▸ **DATA SECTION**:
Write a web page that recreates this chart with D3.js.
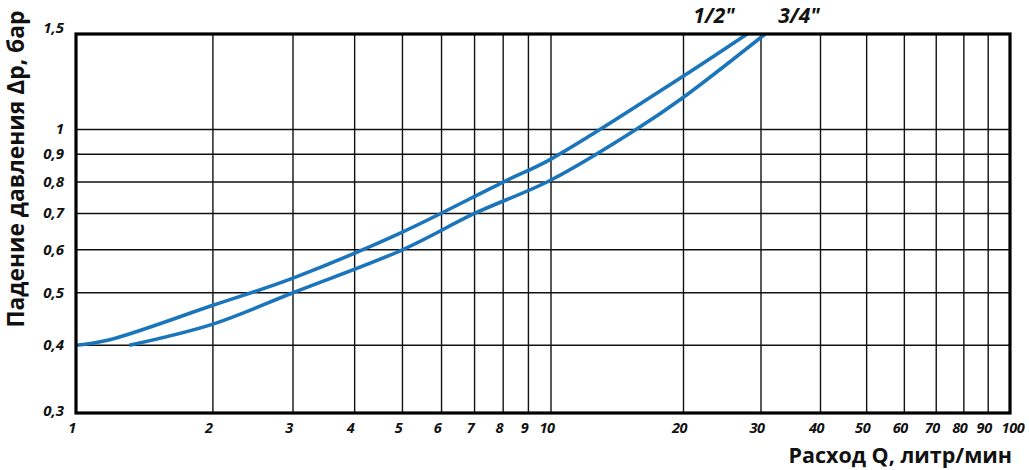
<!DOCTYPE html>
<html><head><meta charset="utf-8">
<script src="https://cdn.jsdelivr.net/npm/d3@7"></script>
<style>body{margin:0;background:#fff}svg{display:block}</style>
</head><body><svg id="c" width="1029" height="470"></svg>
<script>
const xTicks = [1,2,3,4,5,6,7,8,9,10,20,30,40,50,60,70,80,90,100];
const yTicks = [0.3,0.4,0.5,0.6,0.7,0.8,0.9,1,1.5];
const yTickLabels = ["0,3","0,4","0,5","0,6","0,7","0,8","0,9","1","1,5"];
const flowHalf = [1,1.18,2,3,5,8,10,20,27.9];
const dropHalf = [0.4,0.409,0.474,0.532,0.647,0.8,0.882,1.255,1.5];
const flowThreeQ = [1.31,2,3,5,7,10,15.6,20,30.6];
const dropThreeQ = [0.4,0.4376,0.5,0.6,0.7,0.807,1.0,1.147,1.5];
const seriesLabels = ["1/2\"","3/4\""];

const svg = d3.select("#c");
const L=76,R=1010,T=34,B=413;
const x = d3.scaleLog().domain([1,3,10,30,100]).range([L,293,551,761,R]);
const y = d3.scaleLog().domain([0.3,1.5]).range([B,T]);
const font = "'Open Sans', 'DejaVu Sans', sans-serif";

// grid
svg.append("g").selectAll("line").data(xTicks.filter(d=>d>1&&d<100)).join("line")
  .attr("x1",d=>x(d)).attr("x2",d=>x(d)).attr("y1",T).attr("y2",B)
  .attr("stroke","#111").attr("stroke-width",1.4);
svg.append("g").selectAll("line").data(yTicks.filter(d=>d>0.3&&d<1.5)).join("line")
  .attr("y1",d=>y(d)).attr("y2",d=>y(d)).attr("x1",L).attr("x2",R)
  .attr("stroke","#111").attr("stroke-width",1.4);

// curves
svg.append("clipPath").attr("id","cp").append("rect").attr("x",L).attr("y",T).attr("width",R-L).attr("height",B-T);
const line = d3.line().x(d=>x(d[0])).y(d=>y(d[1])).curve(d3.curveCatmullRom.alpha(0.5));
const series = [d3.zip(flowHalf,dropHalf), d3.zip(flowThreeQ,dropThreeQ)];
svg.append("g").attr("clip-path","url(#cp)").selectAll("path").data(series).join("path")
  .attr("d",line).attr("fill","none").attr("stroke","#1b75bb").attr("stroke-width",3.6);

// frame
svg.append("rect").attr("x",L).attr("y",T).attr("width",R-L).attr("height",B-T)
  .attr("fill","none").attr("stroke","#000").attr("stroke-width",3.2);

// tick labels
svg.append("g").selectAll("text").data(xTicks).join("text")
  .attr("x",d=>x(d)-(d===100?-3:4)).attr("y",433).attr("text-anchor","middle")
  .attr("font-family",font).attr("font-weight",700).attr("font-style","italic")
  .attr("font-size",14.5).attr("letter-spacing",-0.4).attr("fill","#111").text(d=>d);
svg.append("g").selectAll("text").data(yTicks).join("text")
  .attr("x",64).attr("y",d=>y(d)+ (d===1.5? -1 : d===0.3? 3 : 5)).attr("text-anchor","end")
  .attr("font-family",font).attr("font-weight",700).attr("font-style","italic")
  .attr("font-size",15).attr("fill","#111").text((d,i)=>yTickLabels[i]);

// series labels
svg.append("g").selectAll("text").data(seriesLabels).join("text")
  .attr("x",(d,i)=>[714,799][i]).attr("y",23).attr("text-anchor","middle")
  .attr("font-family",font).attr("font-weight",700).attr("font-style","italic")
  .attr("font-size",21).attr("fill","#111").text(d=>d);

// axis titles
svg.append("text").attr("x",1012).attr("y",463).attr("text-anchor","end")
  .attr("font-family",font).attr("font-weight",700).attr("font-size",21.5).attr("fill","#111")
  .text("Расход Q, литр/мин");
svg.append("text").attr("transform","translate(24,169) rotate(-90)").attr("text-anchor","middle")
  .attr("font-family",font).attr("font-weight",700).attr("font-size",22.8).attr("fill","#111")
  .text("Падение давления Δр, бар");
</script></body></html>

▸ **DIRECTIONS**: Leave the pictures out, and print every line of the listing exactly as written.

▸ **FINISHED ANSWER**:
Write a web page that recreates this chart with D3.js.
<!DOCTYPE html>
<html><head><meta charset="utf-8">
<script src="https://cdn.jsdelivr.net/npm/d3@7"></script>
<style>body{margin:0;background:#fff}svg{display:block}</style>
</head><body><svg id="c" width="1029" height="470"></svg>
<script>
const xTicks = [1,2,3,4,5,6,7,8,9,10,20,30,40,50,60,70,80,90,100];
const yTicks = [0.3,0.4,0.5,0.6,0.7,0.8,0.9,1,1.5];
const yTickLabels = ["0,3","0,4","0,5","0,6","0,7","0,8","0,9","1","1,5"];
const flowHalf = [1,1.18,2,3,5,8,10,20,27.9];
const dropHalf = [0.4,0.409,0.474,0.532,0.647,0.8,0.882,1.255,1.5];
const flowThreeQ = [1.31,2,3,5,7,10,15.6,20,30.6];
const dropThreeQ = [0.4,0.4376,0.5,0.6,0.7,0.807,1.0,1.147,1.5];
const seriesLabels = ["1/2\"","3/4\""];

const svg = d3.select("#c");
const L=76,R=1010,T=34,B=413;
const x = d3.scaleLog().domain([1,3,10,30,100]).range([L,293,551,761,R]);
const y = d3.scaleLog().domain([0.3,1.5]).range([B,T]);
const font = "'Open Sans', 'DejaVu Sans', sans-serif";

// grid
svg.append("g").selectAll("line").data(xTicks.filter(d=>d>1&&d<100)).join("line")
  .attr("x1",d=>x(d)).attr("x2",d=>x(d)).attr("y1",T).attr("y2",B)
  .attr("stroke","#111").attr("stroke-width",1.4);
svg.append("g").selectAll("line").data(yTicks.filter(d=>d>0.3&&d<1.5)).join("line")
  .attr("y1",d=>y(d)).attr("y2",d=>y(d)).attr("x1",L).attr("x2",R)
  .attr("stroke","#111").attr("stroke-width",1.4);

// curves
svg.append("clipPath").attr("id","cp").append("rect").attr("x",L).attr("y",T).attr("width",R-L).attr("height",B-T);
const line = d3.line().x(d=>x(d[0])).y(d=>y(d[1])).curve(d3.curveCatmullRom.alpha(0.5));
const series = [d3.zip(flowHalf,dropHalf), d3.zip(flowThreeQ,dropThreeQ)];
svg.append("g").attr("clip-path","url(#cp)").selectAll("path").data(series).join("path")
  .attr("d",line).attr("fill","none").attr("stroke","#1b75bb").attr("stroke-width",3.6);

// frame
svg.append("rect").attr("x",L).attr("y",T).attr("width",R-L).attr("height",B-T)
  .attr("fill","none").attr("stroke","#000").attr("stroke-width",3.2);

// tick labels
svg.append("g").selectAll("text").data(xTicks).join("text")
  .attr("x",d=>x(d)-(d===100?-3:4)).attr("y",433).attr("text-anchor","middle")
  .attr("font-family",font).attr("font-weight",700).attr("font-style","italic")
  .attr("font-size",14.5).attr("letter-spacing",-0.4).attr("fill","#111").text(d=>d);
svg.append("g").selectAll("text").data(yTicks).join("text")
  .attr("x",64).attr("y",d=>y(d)+ (d===1.5? -1 : d===0.3? 3 : 5)).attr("text-anchor","end")
  .attr("font-family",font).attr("font-weight",700).attr("font-style","italic")
  .attr("font-size",15).attr("fill","#111").text((d,i)=>yTickLabels[i]);

// series labels
svg.append("g").selectAll("text").data(seriesLabels).join("text")
  .attr("x",(d,i)=>[714,799][i]).attr("y",23).attr("text-anchor","middle")
  .attr("font-family",font).attr("font-weight",700).attr("font-style","italic")
  .attr("font-size",21).attr("fill","#111").text(d=>d);

// axis titles
svg.append("text").attr("x",1012).attr("y",463).attr("text-anchor","end")
  .attr("font-family",font).attr("font-weight",700).attr("font-size",21.5).attr("fill","#111")
  .text("Расход Q, литр/мин");
svg.append("text").attr("transform","translate(24,169) rotate(-90)").attr("text-anchor","middle")
  .attr("font-family",font).attr("font-weight",700).attr("font-size",22.8).attr("fill","#111")
  .text("Падение давления Δр, бар");
</script></body></html>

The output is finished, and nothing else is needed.